» **Given problem**: Copy exactly, and only, the lines below from the first through the one containing "(pv2.east) -- (286,41);", both included; pictures are omitted.
start
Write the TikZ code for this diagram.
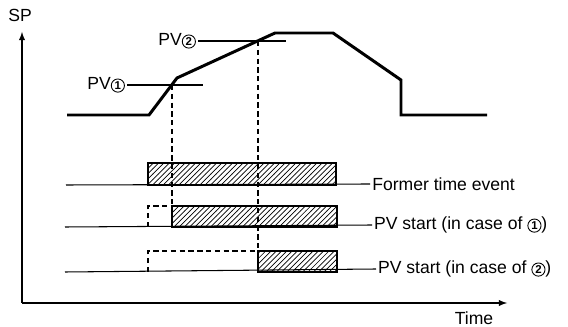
\documentclass[tikz,border=0pt]{standalone}
\usepackage{fontspec}
\setmainfont{Liberation Sans}
\usetikzlibrary{patterns}
\newcommand{\pvnum}[1]{\tikz[baseline=(n.base)]\node[draw,circle,inner sep=0pt,minimum size=7.5pt,line width=0.5pt,font=\fontsize{6.5}{7}\selectfont\bfseries](n){#1};}
\tikzset{
  profile/.style={line width=1.7pt,line join=miter},
  event/.style={draw,line width=0.7pt,pattern=north east lines},
  guide/.style={line width=0.6pt,dash pattern=on 3pt off 2pt},
  lbl/.style={inner sep=1pt,font=\fontsize{10}{12}\selectfont}
}
\begin{document}
\begin{tikzpicture}[x=0.02cm,y=-0.02cm,line width=0.6pt]
\useasboundingbox (0,0) rectangle (568,327);

\node[lbl] (sp) at (20,15) {SP};
\node[lbl] (time) at (474,318) {Time};
\coordinate (o) at (22,303);
\draw[-latex] (o) -- (22,32);
\draw[-latex] (o) -- (507,303);

\draw[profile] (67,115) -- (149,115) -- (177,78) -- (275,33) -- (333,33)
  -- (401,80) -- (401,115) -- (487,115);

\node[lbl,anchor=east] (pv1) at (127,85) {PV\pvnum{1}};
\coordinate (c1) at (172,85);
\draw (pv1.east) -- (203,85);
\node[lbl,anchor=east] (pv2) at (198,41) {PV\pvnum{2}};
\coordinate (c2) at (258,41);
\draw (pv2.east) -- (286,41);

\node[lbl,anchor=west] (ev) at (370,184) {Former time event};
\draw (66,185) -- (ev.west);
\draw[event] (148,163) rectangle (336,185);

\node[lbl,anchor=west] (st1) at (372,225) {PV start (in case of \pvnum{1})};
\draw (65,227) -- (st1.west);
\draw[event] (172,206) rectangle (337,227);
\draw[guide] (148,227) -- (148,206) -- (172,206);

\node[lbl,anchor=west] (st2) at (376,269) {PV start (in case of \pvnum{2})};
\draw (65,272) -- (st2.west);
\draw[event] (258,251) rectangle (337,272);
\draw[guide] (148,272) -- (148,251) -- (258,251);

\draw[guide] (c1) -- (172,206);
\draw[guide] (c2) -- (258,251);
\end{tikzpicture}
\end{document}
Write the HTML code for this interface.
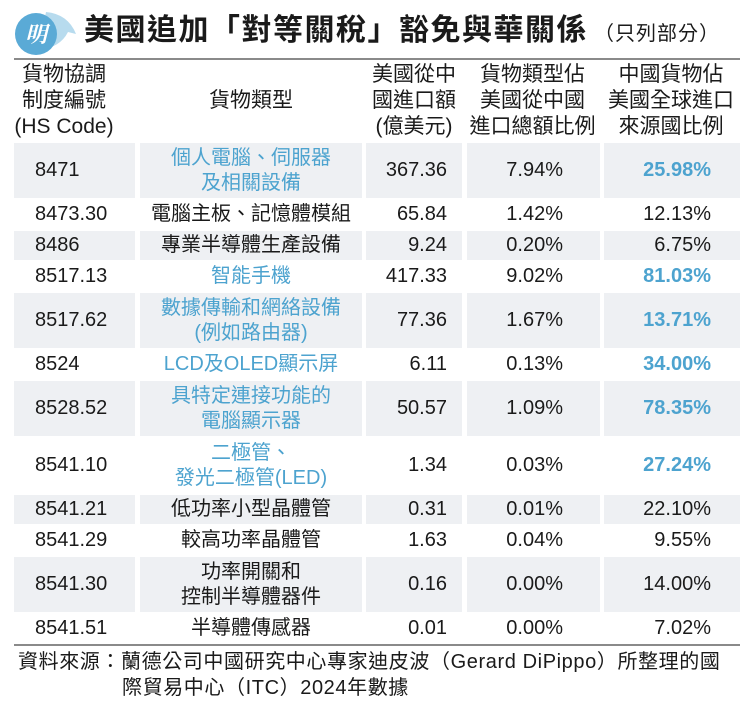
<!DOCTYPE html>
<html><head><meta charset="utf-8">
<style>
body{margin:0;width:750px;height:705px;background:#fff;font-family:"Liberation Sans","Noto Sans CJK TC",sans-serif;color:#1a1a1a;position:relative;overflow:hidden}
.abs{position:absolute}
.cell{position:absolute;background:#eef0f3}
.t{position:absolute;font-size:20px;line-height:25px;white-space:nowrap}
.blue{color:#4da3cf}
.b{font-weight:bold}
.hd{position:absolute;font-size:21px;line-height:26px;text-align:center;white-space:nowrap}
</style></head><body>
<svg class="abs" style="left:8px;top:8px" width="72" height="48">
<path d="M38 4 Q60 6 68 26 L60 24 Q52 40 30 42 Z" fill="#b7dbee"/>
<circle cx="28" cy="26" r="21" fill="#5aaad6"/>
<text x="28" y="34" text-anchor="middle" font-size="22" font-weight="bold" fill="#fff" font-family="Noto Serif CJK SC,serif" font-style="italic">明</text>
</svg>
<div class="abs" style="left:84px;top:12px;font-size:30px;font-weight:bold;line-height:38px;white-space:nowrap;letter-spacing:1.5px">美國追加「對等關稅」豁免與華關係<span style="font-size:20px;font-weight:normal;margin-left:6px;letter-spacing:1px">（只列部分）</span></div>
<div class="abs" style="left:14px;top:58px;width:726px;height:2px;background:#8a8a8a"></div>
<div class="hd" style="left:14px;top:62px;width:100px">貨物協調<br>制度編號<br>(HS Code)</div>
<div class="hd" style="left:140px;top:88px;width:222px">貨物類型</div>
<div class="hd" style="left:364px;top:62px;width:100px">美國從中<br>國進口額<br>(億美元)</div>
<div class="hd" style="left:465px;top:62px;width:135px">貨物類型佔<br>美國從中國<br>進口總額比例</div>
<div class="hd" style="left:602px;top:62px;width:138px">中國貨物佔<br>美國全球進口<br>來源國比例</div>
<div id="tbl"></div>
<div class="abs" style="left:14px;top:644px;width:726px;height:2px;background:#8a8a8a"></div>
<div class="abs" style="left:18px;top:649px;font-size:20px;line-height:26px;white-space:nowrap;letter-spacing:0.6px">資料來源：蘭德公司中國研究中心專家迪皮波（Gerard DiPippo）所整理的國<br><span style="padding-left:104px">際貿易中心（ITC）2024年數據</span></div>
<script>
const codes=["8471","8473.30","8486","8517.13","8517.62","8524","8528.52","8541.10","8541.21","8541.29","8541.30","8541.51"];
const names=[["個人電腦、伺服器","及相關設備"],["電腦主板、記憶體模組"],["專業半導體生產設備"],["智能手機"],["數據傳輸和網絡設備","(例如路由器)"],["LCD及OLED顯示屏"],["具特定連接功能的","電腦顯示器"],["二極管、","發光二極管(LED)"],["低功率小型晶體管"],["較高功率晶體管"],["功率開關和","控制半導體器件"],["半導體傳感器"]];
const importValues=["367.36","65.84","9.24","417.33","77.36","6.11","50.57","1.34","0.31","1.63","0.16","0.01"];
const shares=["7.94%","1.42%","0.20%","9.02%","1.67%","0.13%","1.09%","0.03%","0.01%","0.04%","0.00%","0.00%"];
const chinaShares=["25.98%","12.13%","6.75%","81.03%","13.71%","34.00%","78.35%","27.24%","22.10%","9.55%","14.00%","7.02%"];
const highlight=[1,0,0,1,1,1,1,1,0,0,0,0];
const tbl=document.getElementById('tbl');
const cols=[[14,121],[140,222],[366,96],[467,133],[604,136]];
let y=143;
codes.forEach((c,i)=>{
  const h=names[i].length>1?57:31;
  const row=document.createElement('div');
  
  
  tbl.appendChild(row);
  if(i%2===0){cols.forEach(([x,w])=>{const d=document.createElement('div');d.className='cell';d.style.cssText=`left:${x}px;top:${y}px;width:${w}px;height:${h-2}px`;
    
    
    row.appendChild(d);});}
  const mid=y+(h-2)/2-12.5;
  const hl=highlight[i]?' blue':'';
  const mk=(cls,txt,css,nm)=>{const d=document.createElement('div');d.className='t'+cls;d.innerHTML=txt;d.style.cssText=css;
    
    
    row.appendChild(d);};
  mk('',c,`left:35px;top:${mid}px`,'hs-code');
  const nt=y+(h-2)/2-12.5*names[i].length;
  mk(hl,names[i].join('<br>'),`left:140px;width:222px;text-align:center;top:${nt}px`,'goods-type');
  mk('',importValues[i],`right:${750-447}px;top:${mid}px`,'import-value');
  mk('',shares[i],`right:${750-563}px;top:${mid}px`,'share-of-us-imports');
  mk(hl+(highlight[i]?' b':''),chinaShares[i],`right:${750-711}px;top:${mid}px`,'china-share');
  y+=h;
});
</script>
</body></html>
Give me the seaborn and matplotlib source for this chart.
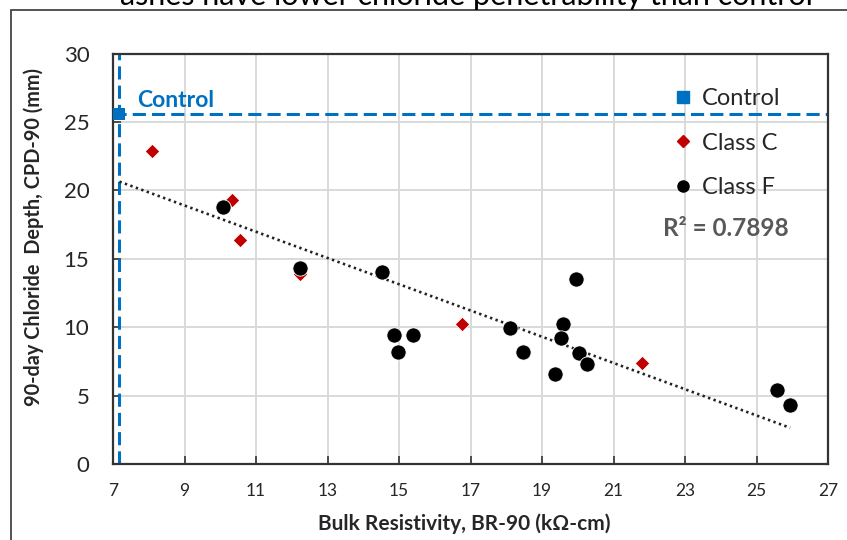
import matplotlib
matplotlib.use("Agg")
import matplotlib.pyplot as plt
from matplotlib.lines import Line2D
from matplotlib.patches import Rectangle
import numpy as np
import pandas as pd
import seaborn as sns

# Bulk resistivity (kOhm-cm) and 90-day chloride penetration depth (mm)
control_br = [7.18]
control_cpd = [25.6]

class_c_br = [8.08, 10.32, 10.54, 12.22, 16.75, 21.79]
class_c_cpd = [22.9, 19.3, 16.4, 13.9, 10.2, 7.38]

class_f_br = [10.07, 12.24, 14.53, 14.85, 15.39, 14.96, 18.10, 18.48,
              19.59, 19.54, 19.96, 20.04, 20.27, 19.37, 25.57, 25.94]
class_f_cpd = [18.8, 14.3, 14.0, 9.4, 9.4, 8.2, 9.95, 8.2,
               10.2, 9.2, 13.55, 8.08, 7.33, 6.6, 5.44, 4.32]

x_ticks = [7, 9, 11, 13, 15, 17, 19, 21, 23, 25, 27]
y_ticks = [0, 5, 10, 15, 20, 25, 30]
r2_label = "R² = 0.7898"

BLUE = "#0070C0"
RED = "#C00000"
GREY_TXT = "#595959"

sns.set_style("white")
plt.rcParams["font.family"] = ["Lato", "DejaVu Sans"]

df = pd.DataFrame({
    "br": control_br + class_c_br + class_f_br,
    "cpd": control_cpd + class_c_cpd + class_f_cpd,
    "group": (["Control"] * len(control_br) + ["Class C"] * len(class_c_br)
              + ["Class F"] * len(class_f_br)),
})

fig = plt.figure(figsize=(8.47, 5.40), dpi=100)
ax = fig.add_axes([113 / 847, 1 - 464 / 540, 715 / 847, 410.5 / 540])

# light grid
ax.set_xlim(7, 27)
ax.set_ylim(0, 30)
ax.set_xticks(x_ticks)
ax.set_yticks(y_ticks)
ax.grid(True, color="#d9d9d9", lw=1.4, zorder=0)
ax.set_axisbelow(True)

# control reference lines
ax.axvline(control_br[0], color=BLUE, lw=2.2, ls=(0, (4.3, 2.0)), zorder=2)
ax.axhline(control_cpd[0], color=BLUE, lw=2.2, ls=(0, (4.3, 2.0)), zorder=2)

# linear trend over all mixtures
sns.regplot(data=df, x="br", y="cpd", scatter=False, ci=None, truncate=True,
            ax=ax, line_kws=dict(color="#222222", lw=1.9, ls=(0, (0.9, 1.3)),
                                 zorder=3))

sns.scatterplot(data=df[df.group == "Class C"], x="br", y="cpd", ax=ax,
                marker="D", s=55, color=RED, edgecolor="white", linewidth=0.6,
                zorder=4, legend=False)
sns.scatterplot(data=df[df.group == "Class F"], x="br", y="cpd", ax=ax,
                marker="o", s=120, color="black", edgecolor="white",
                linewidth=0.6, zorder=5, legend=False)
sns.scatterplot(data=df[df.group == "Control"], x="br", y="cpd", ax=ax,
                marker="s", s=75, color=BLUE, edgecolor=BLUE, linewidth=0,
                zorder=6, legend=False, clip_on=False)

for sp in ax.spines.values():
    sp.set_color("#333333")
    sp.set_linewidth(1.6)

ax.tick_params(axis="both", direction="in", length=6, width=1.2,
               color="#333333", bottom=True, left=True)
ax.tick_params(axis="y", labelsize=16, pad=17)
ax.tick_params(axis="x", labelsize=12.5, pad=14)

ax.set_xlabel("Bulk Resistivity, BR-90 (kΩ-cm)", fontsize=15,
              fontweight="bold")
ax.set_ylabel("90-day Chloride  Depth, CPD-90 (mm)", fontsize=14.3,
              fontweight="bold")
ax.xaxis.set_label_coords(0.491, -0.145)
ax.yaxis.set_label_coords(-0.111, 0.554)
ax.xaxis.label.set_va("center")
ax.yaxis.label.set_va("center")

ax.text(7.67, 26.6, "Control", color=BLUE, fontsize=16.5, fontweight="bold",
        ha="left", va="center")
ax.text(22.38, 17.2, r2_label, color=GREY_TXT, fontsize=17.5,
        fontweight="bold", ha="left", va="center")

handles = [
    Line2D([], [], ls="none", marker="s", ms=9, color=BLUE, label="Control"),
    Line2D([], [], ls="none", marker="D", ms=6.5, color=RED, label="Class C"),
    Line2D([], [], ls="none", marker="o", ms=8, color="black", label="Class F"),
]
ax.legend(handles=handles, loc="upper left",
          bbox_to_anchor=(676 / 847, 1 - 88 / 540),
          bbox_transform=fig.transFigure, frameon=False, fontsize=17,
          handlelength=0.6, handletextpad=0.5, labelspacing=1.0,
          borderpad=0, borderaxespad=0)

# chart frame and heading line
fig.patches.append(Rectangle((11 / 847, -0.2), 1.2, 1.2 - 10 / 540,
                             transform=fig.transFigure, fill=False,
                             edgecolor="#444444", lw=1.3))
fig.text(466 / 847, 1 - 5 / 540,
         "ashes have lower chloride penetrability than control",
         ha="center", va="baseline", fontsize=22, color="black")

fig.savefig("out.png", dpi=100)
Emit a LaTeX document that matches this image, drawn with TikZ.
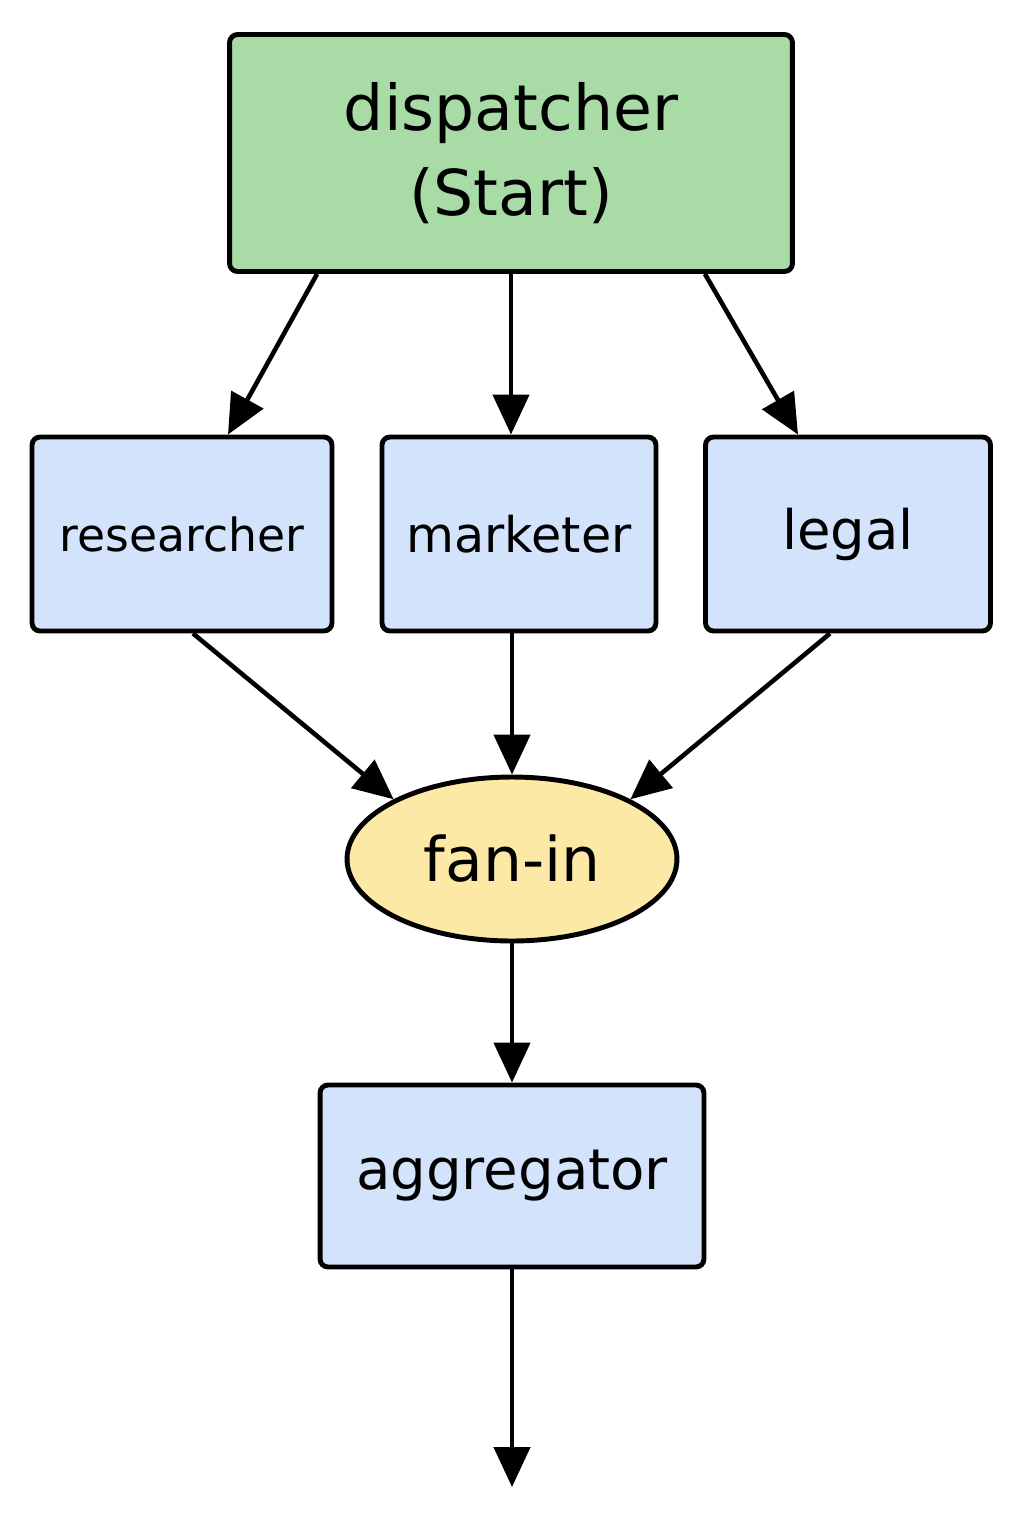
end
» **The completed task**:
Write the TikZ code for this diagram.
\documentclass[tikz,border=0pt]{standalone}
\usepackage{fontspec}
\setmainfont{Liberation Sans}
\usetikzlibrary{patterns}
\newcommand{\pvnum}[1]{\tikz[baseline=(n.base)]\node[draw,circle,inner sep=0pt,minimum size=7.5pt,line width=0.5pt,font=\fontsize{6.5}{7}\selectfont\bfseries](n){#1};}
\tikzset{
  profile/.style={line width=1.7pt,line join=miter},
  event/.style={draw,line width=0.7pt,pattern=north east lines},
  guide/.style={line width=0.6pt,dash pattern=on 3pt off 2pt},
  lbl/.style={inner sep=1pt,font=\fontsize{10}{12}\selectfont}
}
\begin{document}
\begin{tikzpicture}[x=0.02cm,y=-0.02cm,line width=0.6pt]
\useasboundingbox (0,0) rectangle (568,327);

\node[lbl] (sp) at (20,15) {SP};
\node[lbl] (time) at (474,318) {Time};
\coordinate (o) at (22,303);
\draw[-latex] (o) -- (22,32);
\draw[-latex] (o) -- (507,303);

\draw[profile] (67,115) -- (149,115) -- (177,78) -- (275,33) -- (333,33)
  -- (401,80) -- (401,115) -- (487,115);

\node[lbl,anchor=east] (pv1) at (127,85) {PV\pvnum{1}};
\coordinate (c1) at (172,85);
\draw (pv1.east) -- (203,85);
\node[lbl,anchor=east] (pv2) at (198,41) {PV\pvnum{2}};
\coordinate (c2) at (258,41);
\draw (pv2.east) -- (286,41);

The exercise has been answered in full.